Ich bin mir sicher, dass nicht jeder mit Max Porters Erzählweise zurechtkommt. Sie kann einerseits verwirrend, andererseits auch ein wenig anstrengend sein, wenn man sich nicht darauf einlässt. Ich mochte diese spezielle Art des Schreibens jedoch sehr und war auch von der Thematik des Buches sehr angetan. Auf der einen Seite begegnen wir da der Scheinheiligkeit der alltäglichen Höflichkeit zwischen Dorfbewohner*innen, auf der anderen Seite werden wir mit der Frage konfrontiert, inwieweit wir heute noch im Einklang der Natur leben. Eigentlich ist Lanny eine Art modernes Märchen.
In der Flut der Dystopien, der wir in den letzten Jahren besonders im Jugendbuch ausgesetzt waren, gab es bisher keine einzige, bei der ich wirklich glaubte, dass sie die Zukunft unseres Planeten widerspiegeln könnte. Bei Die Mauer von John Lanchester verhält es sich da ein wenig anders. Erzählt wird die Geschichte aus der Sicht Josephs, der seinen Dienst auf der Mauer antritt. Diese dient dazu, das Land vor "den Anderen" zu schützen, die immer wieder versuchen, über die Mauer und damit ins Land zu kommen. Zwei Jahre muss er dort wachen, sich stets bewusst, dass die Lebensweise der Generationen vor ihm für diese missliche Weltlage verantwortlich ist.
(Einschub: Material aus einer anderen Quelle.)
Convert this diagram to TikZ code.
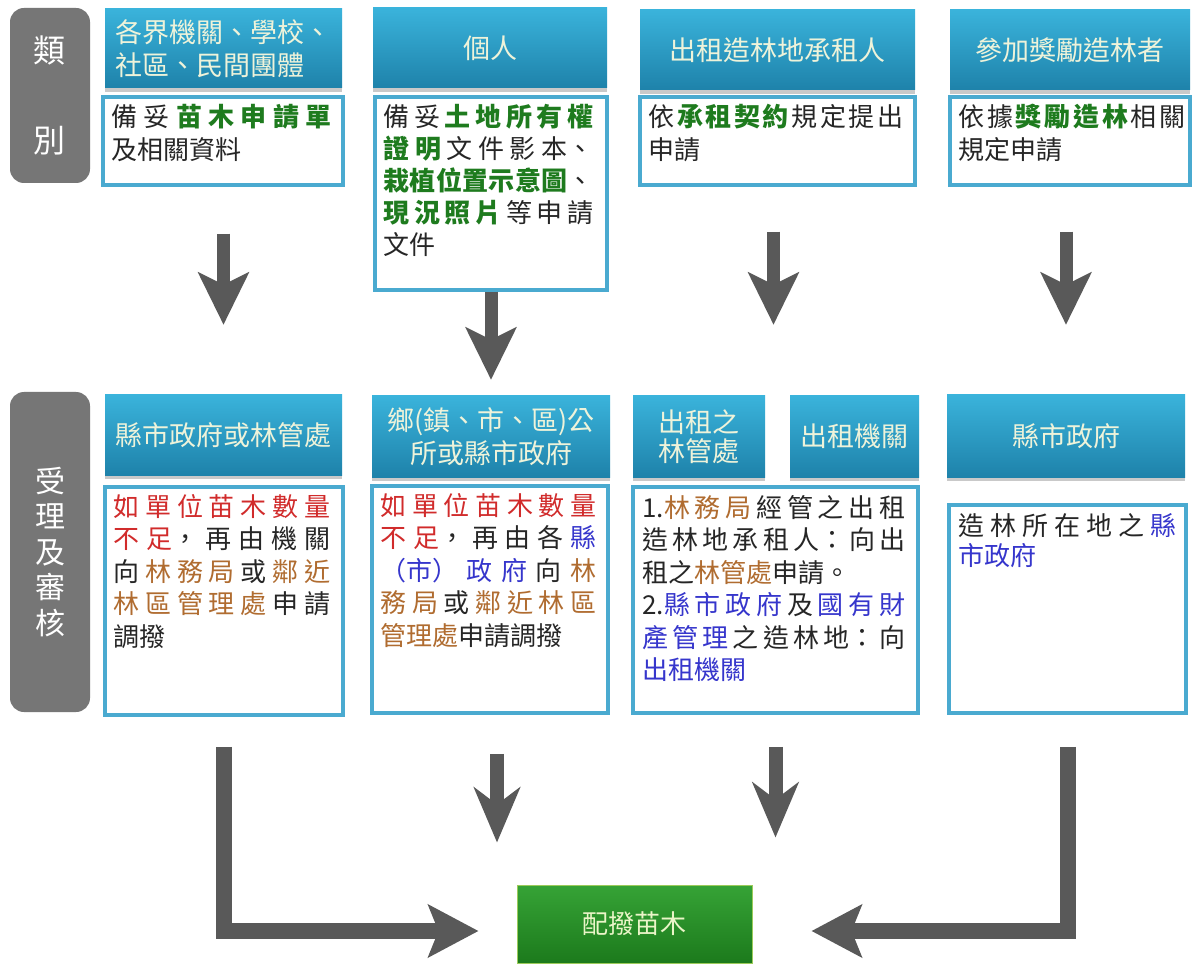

Lanchester beschreibt eine Zukunft, die vor allem durch Patriotismus, Leistung und Fremdenhass geprägt wird. Schon allein die Formulierung des Wirs (Engländer) und der Anderen (wirklich alle anderen) führt dies vor Augen. Beim Hören war mir zwar schon früh klar, in welche Richtung die Geschichte gehen würde, aber das hat mich nicht weiter gestört. Besonders mochte ich die Auseinandersetzung mit der Frage, inwieweit sich spätere, weniger privilegierte Generationen noch mit ihren Eltern und Großeltern identifizieren können. Diese Frage erhält noch mehr Relevanz, wenn man sich vorstellt, dass diese Großeltern wir selbst sein könnten.
Ich werde nicht lange um den heißen Brei reden: Die einzige Geschichte hat mich ziemlich enttäuscht. Das liegt nicht daran, dass das Buch wirklich schlecht wäre (das ist es nämlich nicht), sondern daran, dass ich etwas ganz anderes erwartet hatte. Als ich den Klappentext las, erinnerte es mich stark an Barnes anderes Buch Vom Ende einer Geschichte, welches ich damals wirklich gern gelesen habe, und so hoffte ich auf eine ebenso starke Wendung, auf einen Twist in der Geschichte, der plötzlich alles ganz anders darstellen würde. Diese Wendung blieb allerdings aus.
Um es kurz zu fassen: Die einzige Geschichte handelt von Paul, der nun, da er alt ist, auf sein Leben und seine große Liebe zurückschaut, die er mit einer wesentlich älteren Frau teilte. Damals, mit 19 Jahren, war er jung und naiv genug, um zu glauben, dass solch starke Gefühle alles besiegen und jede Hürde meistern könnten. In drei Teilen erzählt er uns von seiner Vergangenheit als verliebter Bursche, dem gemeinsamen Leben mit seiner Geliebten und schlussendlich von seinen Gedanken und Überlegungen zum Thema Liebe. Wer gern philosophisch angehauchte Texte über das schönste Gefühl der Welt lesen möchte, wird hier auf seine Kosten kommen. Ich aber fühlte mich für dieses Buch irgendwie zu jung.